Vietnam Center and Archive Collection Finding Aid

Collection Finding Aid

Social Movements Collection
Collection Number
129 linear feet
Physical Location(s)
D123.1A; Museum Objects
Processed by
R. Grau, Jun. 2005[Updated: Jun. 2007 by T. Reynolds]
Digitization Status
Items from this collection have been digitized and are available in the Virtual Vietnam Archive.

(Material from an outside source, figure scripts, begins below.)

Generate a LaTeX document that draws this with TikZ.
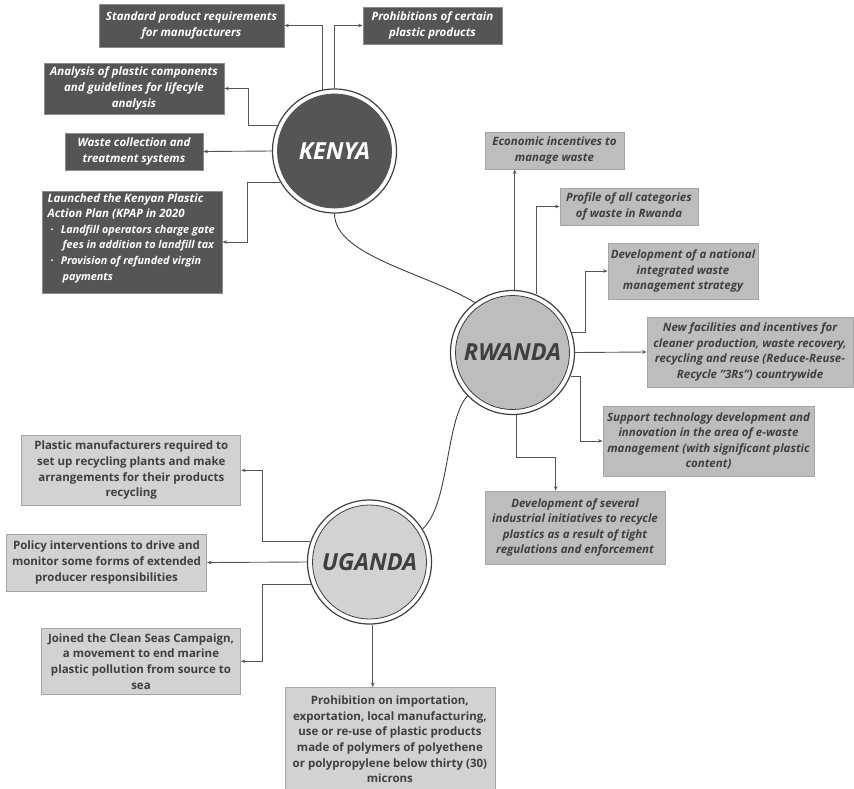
\documentclass[tikz,border=0pt]{standalone}
\usepackage{fontspec}
\setmainfont{Open Sans}
\usetikzlibrary{calc,arrows.meta}
\definecolor{kdark}{HTML}{545557}
\definecolor{kedge}{HTML}{8A8B8D}
\definecolor{rgray}{HTML}{BCBDBF}
\definecolor{ugray}{HTML}{D1D2D4}
\definecolor{bedge}{HTML}{A4A5A7}
\definecolor{txt}{HTML}{3F3F41}
\definecolor{lin}{HTML}{555557}
\newcommand\strq{\char34\relax}
\newcommand\itemfont{\fontsize{10.8}{15.6}\selectfont}
\begin{document}
\begin{tikzpicture}[x=1pt,y=-1pt,
  boxbase/.style={rectangle,inner sep=1pt,align=center,line width=0.8pt,
    font=\fontsize{11.5}{15.6}\selectfont\bfseries},
  kbox/.style={boxbase,fill=kdark,draw=kedge,text=white,font=\fontsize{11.5}{15.6}\selectfont\bfseries\itshape},
  rbox/.style={boxbase,fill=rgray,draw=bedge,text=txt,font=\fontsize{11.5}{15.6}\selectfont\bfseries\itshape},
  ubox/.style={boxbase,fill=ugray,draw=bedge,text=txt},
  outer/.style={circle,draw=txt,line width=1.2pt,fill=white,minimum size=124pt,inner sep=0pt},
  inner/.style={circle,draw=txt,line width=0.8pt,minimum size=114pt,inner sep=0pt,
    font=\fontsize{23.5}{28}\selectfont\bfseries\itshape},
  arr/.style={draw=lin,line width=0.9pt,-{Stealth[length=4.5pt,width=3.5pt]}},
  link/.style={draw=txt,line width=0.9pt}
]
\useasboundingbox (0,0) rectangle (854,788);

% ---------- KENYA ----------
\node[outer] (K) at (334.5,151) {};
\node[inner,fill=kdark,draw=kdark,text=white] (Kin) at (K.center) {KENYA};

\node[kbox,minimum width=185pt,minimum height=43pt] (k1) at (191.5,25.5)
  {Standard product requirements\\for manufacturers};
\node[kbox,minimum width=139pt,minimum height=37pt] (k2) at (432.5,25.5)
  {Prohibitions of certain\\plastic products};
\node[kbox,minimum width=180pt,minimum height=51pt] (k3) at (134,88.5)
  {Analysis of plastic components\\and guidelines for lifecyle\\analysis};
\node[kbox,minimum width=138pt,minimum height=37pt] (k4) at (134,151.5)
  {Waste collection and\\treatment systems};
\node[kbox,minimum width=180pt,minimum height=102pt] (k5) at (132,242) {};
\node[kbox,fill=none,draw=none,align=left,anchor=west] (k5t) at ($(k5.west)+(4.7,-4)$)
  {Launched the Kenyan Plastic\\Action Plan (KPAP in 2020\\
   \itemfont\hspace*{3pt}\textperiodcentered\hspace{7pt}Landfill operators charge gate\\
   \itemfont\hspace*{15pt}fees in addition to landfill tax\\
   \itemfont\hspace*{3pt}\textperiodcentered\hspace{7pt}Provision of refunded virgin\\
   \itemfont\hspace*{15pt}payments};

\draw[arr] (K.101) |- (k1.east);
\draw[arr] (K.90) |- (k2.west);
\draw[arr] (K.156) -| ($(k3.east)+(23.7,0)$) -- (k3.east);
\draw[arr] (K.west) -- (k4.east);
\draw[arr] (K.210) -| ($(k5.east)+(25,0)$) -- (k5.east);

% ---------- RWANDA ----------
\node[outer] (R) at (512.5,352.5) {};
\node[inner,fill=rgray,text=txt] (Rin) at (R.center) {RWANDA};

\node[rbox,minimum width=139pt,minimum height=37pt] (r1) at (554.5,150.5)
  {Economic incentives to\\manage waste};
\node[rbox,minimum width=138pt,minimum height=37pt] (r2) at (629,206.5)
  {Profile of all categories\\of waste in Rwanda};
\node[rbox,minimum width=150pt,minimum height=56pt] (r3) at (683,271)
  {Development of a national\\integrated waste\\management strategy};
\node[rbox,minimum width=206pt,minimum height=70pt] (r4) at (750,352)
  {New facilities and incentives for\\cleaner production, waste recovery,\\recycling and reuse (Reduce-Reuse-\\Recycle \strq3Rs\strq) countrywide};
\node[rbox,minimum width=211pt,minimum height=70pt] (r5) at (708.5,441)
  {Support technology development and\\innovation in the area of e-waste\\management (with significant plastic\\content)};
\node[rbox,minimum width=180pt,minimum height=73pt] (r6) at (575,527.5)
  {Development of several\\industrial initiatives to recycle\\plastics as a result of tight\\regulations and enforcement};

\draw[arr] (R.88) -- (R.88 |- r1.south);
\draw[arr] (R.68) |- (r2.west);
\draw[arr] (R.19) -| ($(r3.west)+(-22.3,0)$) -- (r3.west);
\draw[arr] (R.east) -- (r4.west);
\draw[arr] (R.-22) -| ($(r5.west)+(-22.3,0)$) -- (r5.west);
\draw[arr] (R.-86) |- ($(r6.north)+(-19.3,-33)$) -- ($(r6.north)+(-19.3,0)$);

% ---------- UGANDA ----------
\node[outer] (U) at (369.5,562) {};
\node[inner,fill=ugray,text=txt] (Uin) at (U.center) {UGANDA};

\node[ubox,minimum width=219pt,minimum height=70pt] (u1) at (131.3,470.3)
  {Plastic manufacturers required to\\set up recycling plants and make\\arrangements for their products\\recycling};
\node[ubox,minimum width=200pt,minimum height=57pt] (u2) at (106.5,562.5)
  {Policy interventions to drive and\\monitor some forms of extended\\producer responsibilities};
\node[ubox,minimum width=199pt,minimum height=66pt] (u3) at (141,661.3)
  {Joined the Clean Seas Campaign,\\a movement to end marine\\plastic pollution from source to\\sea};
\node[ubox,minimum width=210pt,minimum height=104pt,anchor=north] (u4) at (389.9,687)
  {Prohibition on importation,\\exportation, local manufacturing,\\use or re-use of plastic products\\made of polymers of polyethene\\or polypropylene below thirty (30)\\microns};

\draw[arr] (U.161) -| ($(u1.east)+(21,0)$) -- (u1.east);
\draw[arr] (U.west) -- (u2.east);
\draw[arr] (U.201) -| ($(u3.east)+(21.3,0)$) -- (u3.east);
\draw[arr] (U.-87) -- (U.-87 |- u4.north);

% ---------- links between countries ----------
\draw[link] (K.270) .. controls +(0,42) and +(-50,-30) .. (R.127);
\draw[link] (R.224) .. controls +(-22,23) and +(27,-24) .. (U.32);
\end{tikzpicture}
\end{document}
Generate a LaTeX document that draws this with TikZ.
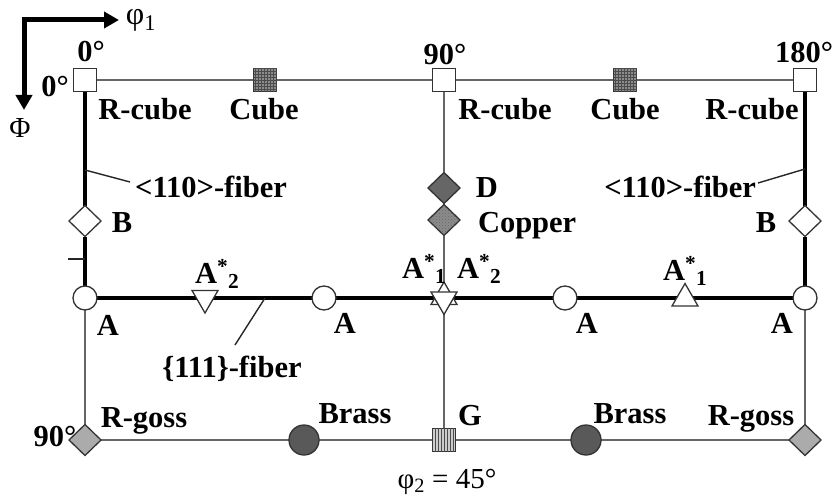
\documentclass[tikz,border=0pt]{standalone}
\usepackage{fontspec}
\setmainfont{Liberation Serif}
\usetikzlibrary{shapes.geometric,patterns,backgrounds,arrows.meta}
\begin{document}
\begin{tikzpicture}[x=1pt,y=-1pt,
  lab/.style={font=\bfseries\fontsize{30.5}{36}\selectfont, inner sep=0pt, outer sep=0pt},
  plainlab/.style={font=\fontsize{29}{34}\selectfont, inner sep=0pt, outer sep=0pt},
  mk/.style={draw=black!80, line width=1.3pt, inner sep=0pt, outer sep=0pt},
  sq/.style={mk, rectangle, minimum size=23pt, fill=white},
  cubesq/.style={sq, fill=black!45, postaction={pattern=grid, pattern color=black!70}},
  gsq/.style={sq, fill=black!20, postaction={pattern=vertical lines, pattern color=black!70}},
  dia/.style={mk, diamond, minimum width=32pt, minimum height=31pt, fill=white},
  ddia/.style={dia, fill=black!60},
  cudia/.style={dia, fill=black!45, postaction={pattern=crosshatch dots, pattern color=black!60}},
  rgdia/.style={dia, fill=black!33},
  circA/.style={mk, circle, minimum size=24pt, fill=white},
  brass/.style={mk, circle, minimum size=30pt, fill=black!65},
  triup/.style={mk, regular polygon, regular polygon sides=3, minimum size=30pt, fill=white},
  tridn/.style={triup, shape border rotate=180},
  thinln/.style={draw=black!60, line width=2pt},
  thickln/.style={draw=black, line width=4pt},
  leader/.style={draw=black!85, line width=1.4pt},
  axis/.style={draw=black, line width=5pt, line join=miter, {Triangle[length=15pt,width=16pt]}-{Triangle[length=15pt,width=16pt]}}
]
\path[use as bounding box] (0,0) rectangle (837,500);

% markers
\node[sq] (sq0) at (85,80) {};
\node[cubesq] (cu1) at (265,80) {};
\node[sq] (sq90) at (444,80) {};
\node[cubesq] (cu2) at (625,80) {};
\node[sq] (sq180) at (805,80) {};

\node[dia] (B1) at (85,221) {};
\node[ddia] (D) at (444,188) {};
\node[cudia] (Cu) at (444,220) {};
\node[dia] (B2) at (805,221) {};

\node[circA] (A1) at (85,298) {};
\node[tridn] (T1) at (205,298) {};
\node[circA] (A2) at (324,298) {};
\coordinate (Cc) at (444,298);
\node[triup] (Cup) at (444,297) {};
\node[tridn] (Cdn) at (444,299.5) {};
\node[circA] (A3) at (565,298) {};
\node[triup] (T2) at (685,298.5) {};
\node[circA] (A4) at (805,298) {};

\node[rgdia] (RG1) at (85,440) {};
\node[brass] (Br1) at (304,440) {};
\node[gsq] (G) at (444,440) {};
\node[brass] (Br2) at (586,440) {};
\node[rgdia] (RG2) at (805,440) {};

% coordinates for free ends
\coordinate (O) at (24,20);
\coordinate (X) at (119,20);
\coordinate (Y) at (24,110);
\coordinate (tk) at (85,259);
\coordinate (tk0) at (68,259);
\coordinate (f1a) at (85,170);
\coordinate (f1b) at (130,182);
\coordinate (f2a) at (805,169);
\coordinate (f2b) at (758,183);
\coordinate (f3a) at (265,298);
\coordinate (f3b) at (235,345);

\begin{pgfonlayer}{background}
  \fill[white] (0,0) rectangle (837,500);
  % thin lines
  \path[thinln] (sq0) -- (cu1) -- (sq90) -- (cu2) -- (sq180);
  \path[thinln] (sq90) -- (D);
  \path[thinln] (D) -- (Cu);
  \path[thinln] (Cu) -- (Cc);
  \path[thinln] (Cc) -- (G);
  \path[thinln] (A1) -- (RG1);
  \path[thinln] (A4) -- (RG2);
  \path[thinln] (RG1) -- (Br1) -- (G) -- (Br2) -- (RG2);
  % thick lines
  \path[thickln] (sq0) -- (B1) -- (A1);
  \path[thickln] (sq180) -- (B2) -- (A4);
  \path[thickln] (A1) -- (A2) -- (Cc) -- (A3) -- (A4);
\end{pgfonlayer}

% axes
\draw[axis] (X) -- (O) -- (Y);
\node[plainlab, font=\fontsize{32}{36}\selectfont] (phi1) at (141,20) {φ\textsubscript{1}};
\node[plainlab, font=\fontsize{29}{34}\selectfont] (Phi) at (20,128) {Φ};

% tick and leaders
\draw[leader] (tk0) -- (tk);
\draw[leader] (f1a) -- (f1b);
\draw[leader] (f2a) -- (f2b);
\draw[leader] (f3a) -- (f3b);

% angle labels
\node[lab, anchor=base] (d0t) at (91,62) {0°};
\node[lab, anchor=base] (d0l) at (55,97) {0°};
\node[lab, anchor=base] (d90t) at (445,65) {90°};
\node[lab, anchor=base] (d180) at (804,63) {180°};
\node[lab, anchor=base] (d90l) at (55,446) {90°};

% texture labels
\node[lab, anchor=base] (lrc1) at (145,119) {R-cube};
\node[lab, anchor=base] (lcu1) at (264,119) {Cube};
\node[lab, anchor=base] (lrc2) at (505,119) {R-cube};
\node[lab, anchor=base] (lcu2) at (625,119) {Cube};
\node[lab, anchor=base] (lrc3) at (752,119) {R-cube};

\node[lab, anchor=base] (lf1) at (211,197) {<110>-fiber};
\node[lab, anchor=base east] (lf2) at (756,197) {<110>-fiber};
\node[lab, anchor=base] (lB1) at (122,232) {B};
\node[lab, anchor=base] (lB2) at (766,232) {B};
\node[lab, anchor=base] (lD) at (487,197) {D};
\node[lab, anchor=base west] (lCu) at (478,232) {Copper};

\node[lab, anchor=base west] (lT1) at (195,283) {A\textsuperscript{*}\textsubscript{2}};
\node[lab, anchor=base west] (lC1) at (402,278) {A\textsuperscript{*}\textsubscript{1}};
\node[lab, anchor=base west] (lC2) at (457,278) {A\textsuperscript{*}\textsubscript{2}};
\node[lab, anchor=base west] (lT2) at (663,280) {A\textsuperscript{*}\textsubscript{1}};

\node[lab, anchor=base] (lA1) at (108,335) {A};
\node[lab, anchor=base] (lA2) at (345,333) {A};
\node[lab, anchor=base] (lA3) at (587,333) {A};
\node[lab, anchor=base] (lA4) at (782,333) {A};

\node[lab, anchor=base] (lf3) at (232,377) {\{111\}-fiber};

\node[lab, anchor=base] (lRG1) at (144,427) {R-goss};
\node[lab, anchor=base] (lBr1) at (355,423) {Brass};
\node[lab, anchor=base] (lG) at (470,425) {G};
\node[lab, anchor=base] (lBr2) at (630,423) {Brass};
\node[lab, anchor=base] (lRG2) at (751,425) {R-goss};

\node[plainlab, anchor=base] (lphi2) at (447,488) {φ\textsubscript{2} = 45°};
\end{tikzpicture}
\end{document}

To search for items within this collection, or within all of the holdings of the Vietnam Archive, go to the Virtual Vietnam Archive

Scope and Content

The Social Movements Collection is 128 linear feet of newspapers, newsletters, periodicals, correspondence, pamphlets, fliers, brochures, books and other assorted materials documenting the socio-political environment prevailing in the US in the 1960s and 1970s, and many aspects of American involvement in the Vietnam War including the anti-war and anti-draft movements. The material ranges in dates from 1925 to 2004. The bulk of the material is from the 1960s and 1970s. The Social Movements Collection is divided into four series: Series I - Social Protest Groups (52 linear feet); Series II -Periodicals (13 linear feet); Series III - Newspapers and Newsletters (60 linear feet); and Series IV - Assorted Materials (3 linear feet). Each folder in every series is labeled with abbreviations and numbered. All folders are labeled SM, which indicates the Social Movements Collection. Furthermore, each folder is marked with NN, P, SPG, or AM, indicating Newspapers and Newsletters, Periodicals, Social Protest Groups, or Assorted Material respectively.

Series I

Social Protest Groups (52 Boxes)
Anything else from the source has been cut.